#### Requirement:
Search the data for the string "that" and gather each line it is in.

===== Data rows =====

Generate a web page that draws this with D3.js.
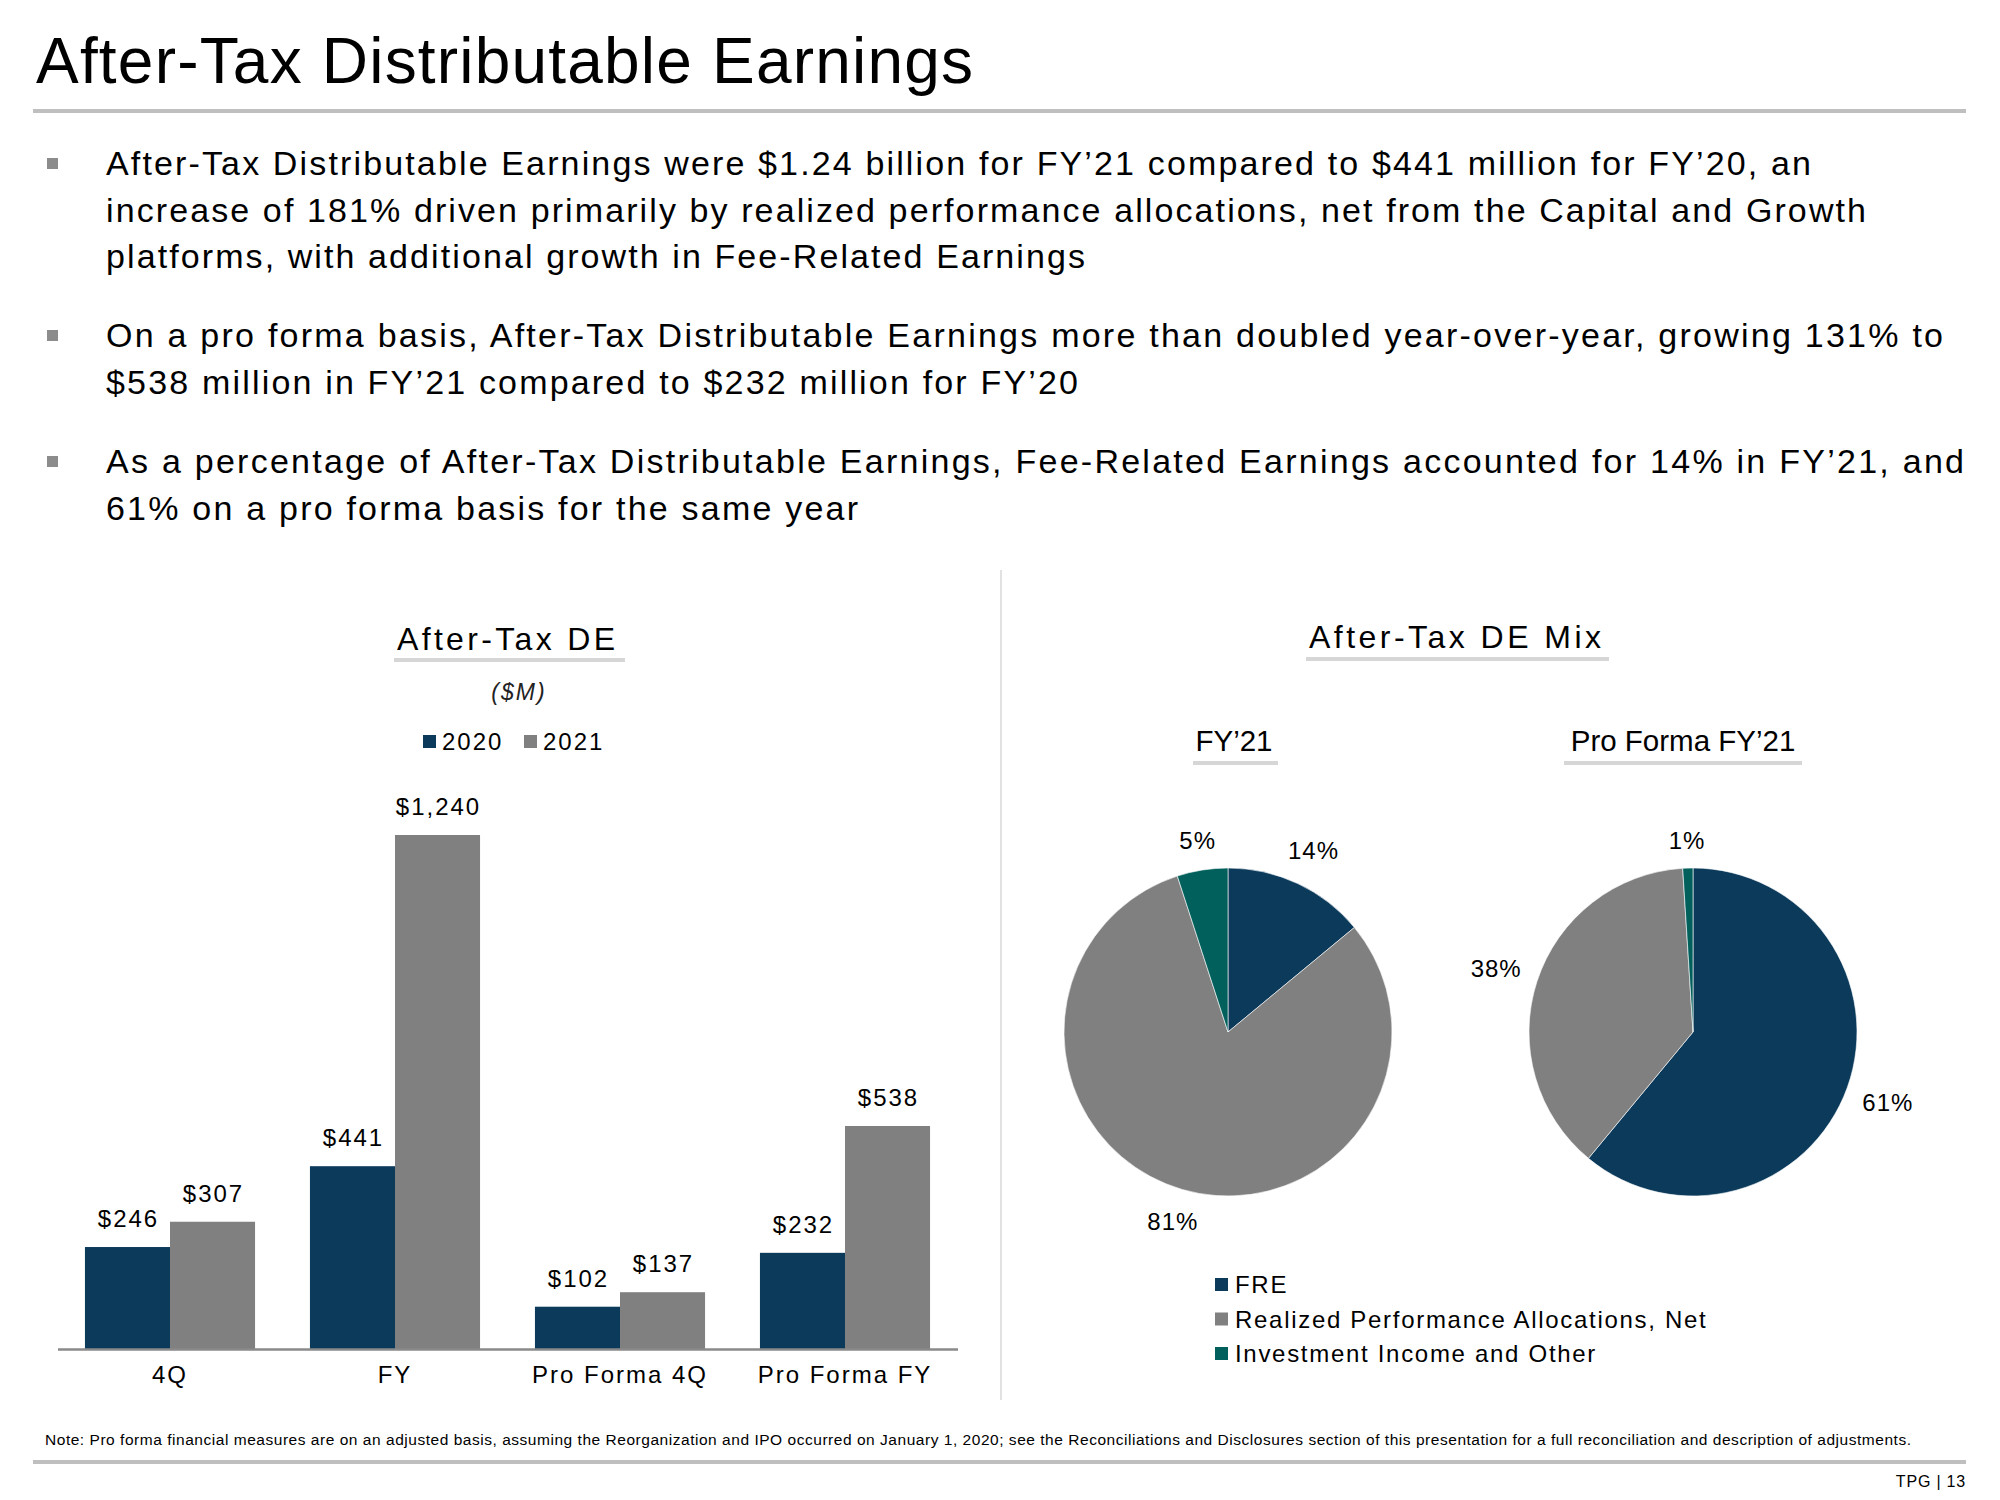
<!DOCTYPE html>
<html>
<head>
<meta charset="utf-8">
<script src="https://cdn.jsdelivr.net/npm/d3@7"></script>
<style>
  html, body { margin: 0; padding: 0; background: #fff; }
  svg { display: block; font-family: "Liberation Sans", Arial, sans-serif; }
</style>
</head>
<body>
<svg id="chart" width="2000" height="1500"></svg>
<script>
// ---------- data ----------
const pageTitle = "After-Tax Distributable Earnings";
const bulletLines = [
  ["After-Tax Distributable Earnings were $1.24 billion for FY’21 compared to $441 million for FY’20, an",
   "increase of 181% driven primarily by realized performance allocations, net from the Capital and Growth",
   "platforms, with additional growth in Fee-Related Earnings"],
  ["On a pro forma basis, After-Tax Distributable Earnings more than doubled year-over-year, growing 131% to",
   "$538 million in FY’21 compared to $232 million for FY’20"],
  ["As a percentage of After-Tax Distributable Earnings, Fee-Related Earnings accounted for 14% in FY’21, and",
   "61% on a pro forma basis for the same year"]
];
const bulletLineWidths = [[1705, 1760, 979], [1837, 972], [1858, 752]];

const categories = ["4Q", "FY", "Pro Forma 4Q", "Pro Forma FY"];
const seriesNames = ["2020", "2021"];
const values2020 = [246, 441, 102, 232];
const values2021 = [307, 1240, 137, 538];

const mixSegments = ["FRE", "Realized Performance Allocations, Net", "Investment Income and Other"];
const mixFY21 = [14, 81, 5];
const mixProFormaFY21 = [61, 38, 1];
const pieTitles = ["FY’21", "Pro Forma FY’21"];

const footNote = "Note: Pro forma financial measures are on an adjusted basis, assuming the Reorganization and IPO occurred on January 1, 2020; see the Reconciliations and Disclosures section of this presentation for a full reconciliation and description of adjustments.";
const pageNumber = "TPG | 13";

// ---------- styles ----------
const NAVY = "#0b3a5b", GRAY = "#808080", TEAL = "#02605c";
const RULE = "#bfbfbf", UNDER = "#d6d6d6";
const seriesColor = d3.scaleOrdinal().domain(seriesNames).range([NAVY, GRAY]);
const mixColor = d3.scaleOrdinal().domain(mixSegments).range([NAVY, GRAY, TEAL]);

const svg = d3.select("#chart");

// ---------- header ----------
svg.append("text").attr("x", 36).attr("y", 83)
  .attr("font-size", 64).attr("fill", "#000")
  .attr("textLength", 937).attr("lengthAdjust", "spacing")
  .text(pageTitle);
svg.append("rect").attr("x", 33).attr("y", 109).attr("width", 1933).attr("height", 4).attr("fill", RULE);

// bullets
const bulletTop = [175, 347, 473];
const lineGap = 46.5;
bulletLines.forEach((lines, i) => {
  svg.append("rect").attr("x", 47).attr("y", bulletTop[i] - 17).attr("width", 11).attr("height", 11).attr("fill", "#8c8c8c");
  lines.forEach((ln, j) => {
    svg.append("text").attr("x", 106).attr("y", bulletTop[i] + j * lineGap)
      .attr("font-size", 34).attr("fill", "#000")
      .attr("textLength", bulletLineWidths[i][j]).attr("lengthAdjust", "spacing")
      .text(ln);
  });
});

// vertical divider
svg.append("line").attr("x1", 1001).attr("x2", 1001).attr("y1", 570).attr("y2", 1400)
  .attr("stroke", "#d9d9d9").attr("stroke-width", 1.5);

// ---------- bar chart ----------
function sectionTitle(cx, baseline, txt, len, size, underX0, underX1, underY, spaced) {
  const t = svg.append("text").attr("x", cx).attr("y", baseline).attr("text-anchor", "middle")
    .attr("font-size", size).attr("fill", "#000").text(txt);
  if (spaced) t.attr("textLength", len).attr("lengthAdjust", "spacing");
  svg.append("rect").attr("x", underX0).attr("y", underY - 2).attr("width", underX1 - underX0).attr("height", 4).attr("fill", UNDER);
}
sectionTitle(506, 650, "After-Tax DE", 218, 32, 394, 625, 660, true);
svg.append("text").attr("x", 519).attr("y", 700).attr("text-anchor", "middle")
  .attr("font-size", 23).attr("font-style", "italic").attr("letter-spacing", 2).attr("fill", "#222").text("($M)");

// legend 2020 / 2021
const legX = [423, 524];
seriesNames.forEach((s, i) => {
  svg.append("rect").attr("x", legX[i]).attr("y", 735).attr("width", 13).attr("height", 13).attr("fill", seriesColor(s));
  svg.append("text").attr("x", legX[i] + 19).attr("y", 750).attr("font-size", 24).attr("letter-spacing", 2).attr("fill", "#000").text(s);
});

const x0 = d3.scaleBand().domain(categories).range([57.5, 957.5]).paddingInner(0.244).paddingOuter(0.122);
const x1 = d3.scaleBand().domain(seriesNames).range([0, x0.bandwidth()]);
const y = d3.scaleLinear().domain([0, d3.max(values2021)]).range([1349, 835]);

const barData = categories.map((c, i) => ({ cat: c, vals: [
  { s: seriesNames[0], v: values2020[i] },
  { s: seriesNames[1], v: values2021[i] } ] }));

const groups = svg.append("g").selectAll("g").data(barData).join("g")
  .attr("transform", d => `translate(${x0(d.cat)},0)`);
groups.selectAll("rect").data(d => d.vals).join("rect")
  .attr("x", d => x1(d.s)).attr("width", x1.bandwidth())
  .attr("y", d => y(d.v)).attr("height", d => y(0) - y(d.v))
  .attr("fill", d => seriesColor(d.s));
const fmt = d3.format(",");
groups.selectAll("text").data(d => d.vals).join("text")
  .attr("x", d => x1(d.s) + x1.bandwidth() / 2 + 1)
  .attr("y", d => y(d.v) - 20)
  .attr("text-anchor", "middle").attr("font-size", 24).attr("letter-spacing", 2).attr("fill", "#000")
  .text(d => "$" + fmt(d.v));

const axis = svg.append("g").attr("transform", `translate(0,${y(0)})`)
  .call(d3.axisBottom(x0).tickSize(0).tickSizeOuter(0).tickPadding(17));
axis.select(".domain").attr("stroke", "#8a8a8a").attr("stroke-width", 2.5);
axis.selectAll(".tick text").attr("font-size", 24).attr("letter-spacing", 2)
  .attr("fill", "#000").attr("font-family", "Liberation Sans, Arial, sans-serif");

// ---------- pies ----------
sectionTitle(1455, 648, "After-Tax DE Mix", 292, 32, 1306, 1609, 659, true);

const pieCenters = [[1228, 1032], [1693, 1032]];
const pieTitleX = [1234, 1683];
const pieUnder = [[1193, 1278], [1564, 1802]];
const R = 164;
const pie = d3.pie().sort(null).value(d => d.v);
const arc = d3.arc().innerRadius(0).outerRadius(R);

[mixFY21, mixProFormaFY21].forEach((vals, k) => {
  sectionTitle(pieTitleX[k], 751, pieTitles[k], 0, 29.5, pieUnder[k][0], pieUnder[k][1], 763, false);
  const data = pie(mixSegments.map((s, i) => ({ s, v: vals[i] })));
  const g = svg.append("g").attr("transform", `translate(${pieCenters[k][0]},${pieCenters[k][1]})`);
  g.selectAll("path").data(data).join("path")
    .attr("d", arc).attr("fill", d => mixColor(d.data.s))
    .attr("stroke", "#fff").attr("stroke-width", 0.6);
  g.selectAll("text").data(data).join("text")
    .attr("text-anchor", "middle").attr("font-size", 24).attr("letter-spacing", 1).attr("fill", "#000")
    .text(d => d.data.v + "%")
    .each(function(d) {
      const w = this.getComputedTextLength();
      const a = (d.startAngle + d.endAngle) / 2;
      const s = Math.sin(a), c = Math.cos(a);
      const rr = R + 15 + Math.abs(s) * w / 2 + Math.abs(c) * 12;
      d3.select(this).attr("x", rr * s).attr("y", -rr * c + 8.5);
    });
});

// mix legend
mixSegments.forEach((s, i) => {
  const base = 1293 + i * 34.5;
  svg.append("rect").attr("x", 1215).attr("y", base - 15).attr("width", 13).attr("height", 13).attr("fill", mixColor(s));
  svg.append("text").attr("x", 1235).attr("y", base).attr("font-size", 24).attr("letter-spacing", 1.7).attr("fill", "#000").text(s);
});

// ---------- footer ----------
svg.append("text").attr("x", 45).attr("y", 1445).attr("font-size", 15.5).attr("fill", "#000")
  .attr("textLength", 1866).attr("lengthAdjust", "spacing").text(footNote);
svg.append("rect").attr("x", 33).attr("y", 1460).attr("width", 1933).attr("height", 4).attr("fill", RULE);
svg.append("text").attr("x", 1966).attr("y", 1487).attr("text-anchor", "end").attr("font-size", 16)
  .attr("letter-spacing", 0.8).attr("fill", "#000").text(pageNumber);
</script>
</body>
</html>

=====
===== Data rows =====

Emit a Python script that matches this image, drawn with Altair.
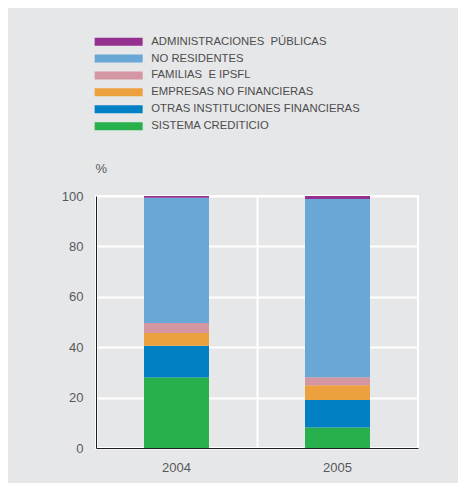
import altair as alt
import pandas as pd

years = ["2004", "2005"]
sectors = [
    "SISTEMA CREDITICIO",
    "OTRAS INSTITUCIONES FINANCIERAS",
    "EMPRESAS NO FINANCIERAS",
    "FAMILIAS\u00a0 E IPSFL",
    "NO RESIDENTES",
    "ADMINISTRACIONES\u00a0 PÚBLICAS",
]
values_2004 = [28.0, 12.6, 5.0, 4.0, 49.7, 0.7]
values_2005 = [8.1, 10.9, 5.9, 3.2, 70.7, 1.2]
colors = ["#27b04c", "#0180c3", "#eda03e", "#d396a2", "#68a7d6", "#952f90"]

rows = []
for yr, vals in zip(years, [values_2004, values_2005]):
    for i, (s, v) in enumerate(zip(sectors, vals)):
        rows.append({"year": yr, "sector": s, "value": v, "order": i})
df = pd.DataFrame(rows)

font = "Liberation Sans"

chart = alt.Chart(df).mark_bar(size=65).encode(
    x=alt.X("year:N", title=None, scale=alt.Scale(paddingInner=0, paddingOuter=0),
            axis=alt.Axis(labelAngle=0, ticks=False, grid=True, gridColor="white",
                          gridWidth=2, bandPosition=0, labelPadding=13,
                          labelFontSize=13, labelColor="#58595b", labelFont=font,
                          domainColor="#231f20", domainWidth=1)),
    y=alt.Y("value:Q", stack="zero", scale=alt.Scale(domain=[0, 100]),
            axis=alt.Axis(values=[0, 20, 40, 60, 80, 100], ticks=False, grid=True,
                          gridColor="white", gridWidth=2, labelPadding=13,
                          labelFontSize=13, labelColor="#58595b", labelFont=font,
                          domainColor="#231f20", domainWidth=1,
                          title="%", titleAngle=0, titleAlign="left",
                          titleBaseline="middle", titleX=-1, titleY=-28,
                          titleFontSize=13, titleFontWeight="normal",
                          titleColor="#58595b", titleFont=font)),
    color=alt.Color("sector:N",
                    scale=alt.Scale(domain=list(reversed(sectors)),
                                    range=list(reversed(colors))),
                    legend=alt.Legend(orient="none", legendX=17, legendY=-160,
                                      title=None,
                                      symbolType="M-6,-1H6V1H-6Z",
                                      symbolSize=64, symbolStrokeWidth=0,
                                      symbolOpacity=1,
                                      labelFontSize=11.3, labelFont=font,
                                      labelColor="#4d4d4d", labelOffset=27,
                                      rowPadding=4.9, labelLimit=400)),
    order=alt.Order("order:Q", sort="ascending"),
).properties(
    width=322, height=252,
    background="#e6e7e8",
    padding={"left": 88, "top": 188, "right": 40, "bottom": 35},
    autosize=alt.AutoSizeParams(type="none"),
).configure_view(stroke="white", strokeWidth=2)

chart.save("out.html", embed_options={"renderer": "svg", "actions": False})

=====
===== Data rows =====

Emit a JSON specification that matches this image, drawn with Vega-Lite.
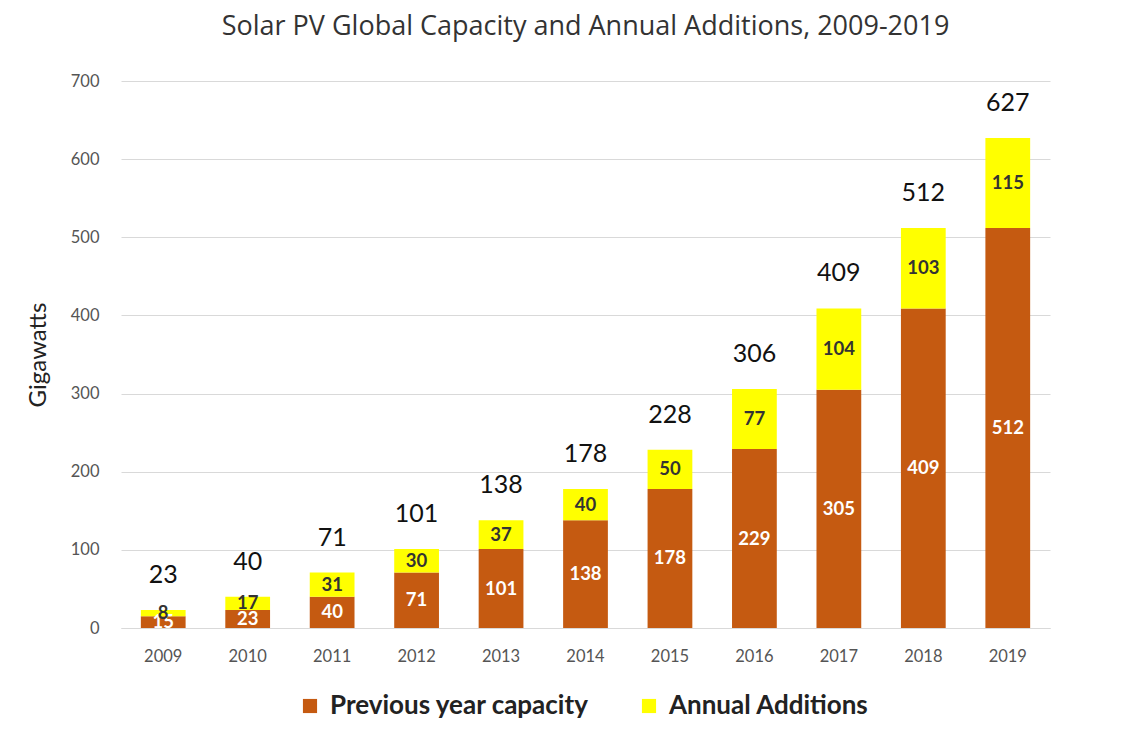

=====

#### Result of the exercise:
Generate a web page that draws this with D3.js.
Emit a Python script that matches this image, drawn with Altair.
Emit a JSON specification that matches this image, drawn with Vega-Lite.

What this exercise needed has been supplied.